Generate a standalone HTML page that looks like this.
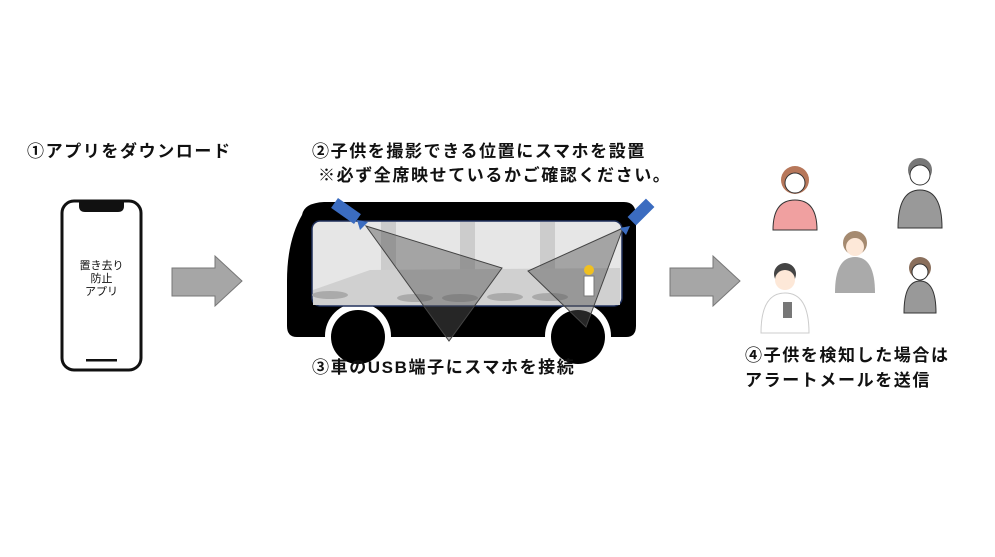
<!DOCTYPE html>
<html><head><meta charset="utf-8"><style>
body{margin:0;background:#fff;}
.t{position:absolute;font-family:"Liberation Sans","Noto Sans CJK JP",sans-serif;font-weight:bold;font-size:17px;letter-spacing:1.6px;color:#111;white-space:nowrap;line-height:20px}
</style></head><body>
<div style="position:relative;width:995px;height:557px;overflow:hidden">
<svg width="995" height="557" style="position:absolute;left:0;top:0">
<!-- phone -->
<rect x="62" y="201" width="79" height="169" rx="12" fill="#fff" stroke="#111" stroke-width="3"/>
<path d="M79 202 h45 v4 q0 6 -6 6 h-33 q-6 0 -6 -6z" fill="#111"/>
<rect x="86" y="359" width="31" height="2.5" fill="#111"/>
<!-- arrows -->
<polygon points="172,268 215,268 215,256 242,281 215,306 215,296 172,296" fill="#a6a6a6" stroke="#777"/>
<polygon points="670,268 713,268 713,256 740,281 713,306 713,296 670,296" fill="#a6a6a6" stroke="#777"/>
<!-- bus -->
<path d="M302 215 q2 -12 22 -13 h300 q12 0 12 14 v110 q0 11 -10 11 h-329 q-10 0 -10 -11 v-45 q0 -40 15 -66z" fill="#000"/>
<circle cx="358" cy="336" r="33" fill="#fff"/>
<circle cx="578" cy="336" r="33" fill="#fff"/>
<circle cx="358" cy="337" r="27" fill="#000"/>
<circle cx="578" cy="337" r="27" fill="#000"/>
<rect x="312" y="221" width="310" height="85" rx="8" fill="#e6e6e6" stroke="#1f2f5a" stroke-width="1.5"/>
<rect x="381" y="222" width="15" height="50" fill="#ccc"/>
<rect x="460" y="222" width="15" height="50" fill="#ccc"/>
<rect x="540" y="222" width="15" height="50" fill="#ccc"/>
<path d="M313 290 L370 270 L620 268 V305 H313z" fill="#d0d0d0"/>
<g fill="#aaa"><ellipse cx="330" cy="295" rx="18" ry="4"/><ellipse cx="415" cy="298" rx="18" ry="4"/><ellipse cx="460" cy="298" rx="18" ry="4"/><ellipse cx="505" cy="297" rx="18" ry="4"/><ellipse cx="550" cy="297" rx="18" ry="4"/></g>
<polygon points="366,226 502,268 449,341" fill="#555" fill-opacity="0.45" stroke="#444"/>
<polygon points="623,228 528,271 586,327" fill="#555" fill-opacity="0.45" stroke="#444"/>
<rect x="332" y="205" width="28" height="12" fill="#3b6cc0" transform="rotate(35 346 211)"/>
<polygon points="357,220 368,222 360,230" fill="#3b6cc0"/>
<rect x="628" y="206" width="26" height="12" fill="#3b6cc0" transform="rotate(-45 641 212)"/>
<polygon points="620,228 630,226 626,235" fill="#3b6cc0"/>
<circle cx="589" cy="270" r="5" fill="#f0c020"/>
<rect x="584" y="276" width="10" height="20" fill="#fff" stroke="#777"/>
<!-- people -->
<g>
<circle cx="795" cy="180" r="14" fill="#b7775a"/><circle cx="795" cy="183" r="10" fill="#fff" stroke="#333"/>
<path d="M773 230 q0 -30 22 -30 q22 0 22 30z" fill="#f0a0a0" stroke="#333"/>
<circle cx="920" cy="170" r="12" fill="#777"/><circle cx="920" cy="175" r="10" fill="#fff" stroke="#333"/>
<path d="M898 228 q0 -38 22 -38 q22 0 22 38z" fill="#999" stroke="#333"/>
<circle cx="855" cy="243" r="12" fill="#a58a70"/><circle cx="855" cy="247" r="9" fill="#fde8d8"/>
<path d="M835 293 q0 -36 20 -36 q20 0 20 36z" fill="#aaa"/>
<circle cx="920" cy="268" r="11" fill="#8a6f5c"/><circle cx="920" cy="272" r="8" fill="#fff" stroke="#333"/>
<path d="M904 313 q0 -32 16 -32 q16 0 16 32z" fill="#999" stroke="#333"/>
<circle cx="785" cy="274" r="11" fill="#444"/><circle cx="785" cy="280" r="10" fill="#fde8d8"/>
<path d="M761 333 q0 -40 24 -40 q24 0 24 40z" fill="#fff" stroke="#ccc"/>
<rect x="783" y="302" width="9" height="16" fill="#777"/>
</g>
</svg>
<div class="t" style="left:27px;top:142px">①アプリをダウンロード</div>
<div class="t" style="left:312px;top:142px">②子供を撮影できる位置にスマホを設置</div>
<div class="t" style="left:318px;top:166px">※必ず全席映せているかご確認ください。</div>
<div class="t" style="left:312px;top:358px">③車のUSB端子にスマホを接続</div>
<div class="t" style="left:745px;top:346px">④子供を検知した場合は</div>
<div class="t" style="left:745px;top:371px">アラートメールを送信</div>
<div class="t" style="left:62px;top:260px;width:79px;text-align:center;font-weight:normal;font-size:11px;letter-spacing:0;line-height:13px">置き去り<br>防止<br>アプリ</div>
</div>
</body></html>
========================
Copy each line exactly, and leave the pictures out of your copy.

Generate a standalone HTML page that looks like this.
<!DOCTYPE html>
<html><head><meta charset="utf-8"><style>
body{margin:0;background:#fff;}
.t{position:absolute;font-family:"Liberation Sans","Noto Sans CJK JP",sans-serif;font-weight:bold;font-size:17px;letter-spacing:1.6px;color:#111;white-space:nowrap;line-height:20px}
</style></head><body>
<div style="position:relative;width:995px;height:557px;overflow:hidden">
<svg width="995" height="557" style="position:absolute;left:0;top:0">
<!-- phone -->
<rect x="62" y="201" width="79" height="169" rx="12" fill="#fff" stroke="#111" stroke-width="3"/>
<path d="M79 202 h45 v4 q0 6 -6 6 h-33 q-6 0 -6 -6z" fill="#111"/>
<rect x="86" y="359" width="31" height="2.5" fill="#111"/>
<!-- arrows -->
<polygon points="172,268 215,268 215,256 242,281 215,306 215,296 172,296" fill="#a6a6a6" stroke="#777"/>
<polygon points="670,268 713,268 713,256 740,281 713,306 713,296 670,296" fill="#a6a6a6" stroke="#777"/>
<!-- bus -->
<path d="M302 215 q2 -12 22 -13 h300 q12 0 12 14 v110 q0 11 -10 11 h-329 q-10 0 -10 -11 v-45 q0 -40 15 -66z" fill="#000"/>
<circle cx="358" cy="336" r="33" fill="#fff"/>
<circle cx="578" cy="336" r="33" fill="#fff"/>
<circle cx="358" cy="337" r="27" fill="#000"/>
<circle cx="578" cy="337" r="27" fill="#000"/>
<rect x="312" y="221" width="310" height="85" rx="8" fill="#e6e6e6" stroke="#1f2f5a" stroke-width="1.5"/>
<rect x="381" y="222" width="15" height="50" fill="#ccc"/>
<rect x="460" y="222" width="15" height="50" fill="#ccc"/>
<rect x="540" y="222" width="15" height="50" fill="#ccc"/>
<path d="M313 290 L370 270 L620 268 V305 H313z" fill="#d0d0d0"/>
<g fill="#aaa"><ellipse cx="330" cy="295" rx="18" ry="4"/><ellipse cx="415" cy="298" rx="18" ry="4"/><ellipse cx="460" cy="298" rx="18" ry="4"/><ellipse cx="505" cy="297" rx="18" ry="4"/><ellipse cx="550" cy="297" rx="18" ry="4"/></g>
<polygon points="366,226 502,268 449,341" fill="#555" fill-opacity="0.45" stroke="#444"/>
<polygon points="623,228 528,271 586,327" fill="#555" fill-opacity="0.45" stroke="#444"/>
<rect x="332" y="205" width="28" height="12" fill="#3b6cc0" transform="rotate(35 346 211)"/>
<polygon points="357,220 368,222 360,230" fill="#3b6cc0"/>
<rect x="628" y="206" width="26" height="12" fill="#3b6cc0" transform="rotate(-45 641 212)"/>
<polygon points="620,228 630,226 626,235" fill="#3b6cc0"/>
<circle cx="589" cy="270" r="5" fill="#f0c020"/>
<rect x="584" y="276" width="10" height="20" fill="#fff" stroke="#777"/>
<!-- people -->
<g>
<circle cx="795" cy="180" r="14" fill="#b7775a"/><circle cx="795" cy="183" r="10" fill="#fff" stroke="#333"/>
<path d="M773 230 q0 -30 22 -30 q22 0 22 30z" fill="#f0a0a0" stroke="#333"/>
<circle cx="920" cy="170" r="12" fill="#777"/><circle cx="920" cy="175" r="10" fill="#fff" stroke="#333"/>
<path d="M898 228 q0 -38 22 -38 q22 0 22 38z" fill="#999" stroke="#333"/>
<circle cx="855" cy="243" r="12" fill="#a58a70"/><circle cx="855" cy="247" r="9" fill="#fde8d8"/>
<path d="M835 293 q0 -36 20 -36 q20 0 20 36z" fill="#aaa"/>
<circle cx="920" cy="268" r="11" fill="#8a6f5c"/><circle cx="920" cy="272" r="8" fill="#fff" stroke="#333"/>
<path d="M904 313 q0 -32 16 -32 q16 0 16 32z" fill="#999" stroke="#333"/>
<circle cx="785" cy="274" r="11" fill="#444"/><circle cx="785" cy="280" r="10" fill="#fde8d8"/>
<path d="M761 333 q0 -40 24 -40 q24 0 24 40z" fill="#fff" stroke="#ccc"/>
<rect x="783" y="302" width="9" height="16" fill="#777"/>
</g>
</svg>
<div class="t" style="left:27px;top:142px">①アプリをダウンロード</div>
<div class="t" style="left:312px;top:142px">②子供を撮影できる位置にスマホを設置</div>
<div class="t" style="left:318px;top:166px">※必ず全席映せているかご確認ください。</div>
<div class="t" style="left:312px;top:358px">③車のUSB端子にスマホを接続</div>
<div class="t" style="left:745px;top:346px">④子供を検知した場合は</div>
<div class="t" style="left:745px;top:371px">アラートメールを送信</div>
<div class="t" style="left:62px;top:260px;width:79px;text-align:center;font-weight:normal;font-size:11px;letter-spacing:0;line-height:13px">置き去り<br>防止<br>アプリ</div>
</div>
</body></html>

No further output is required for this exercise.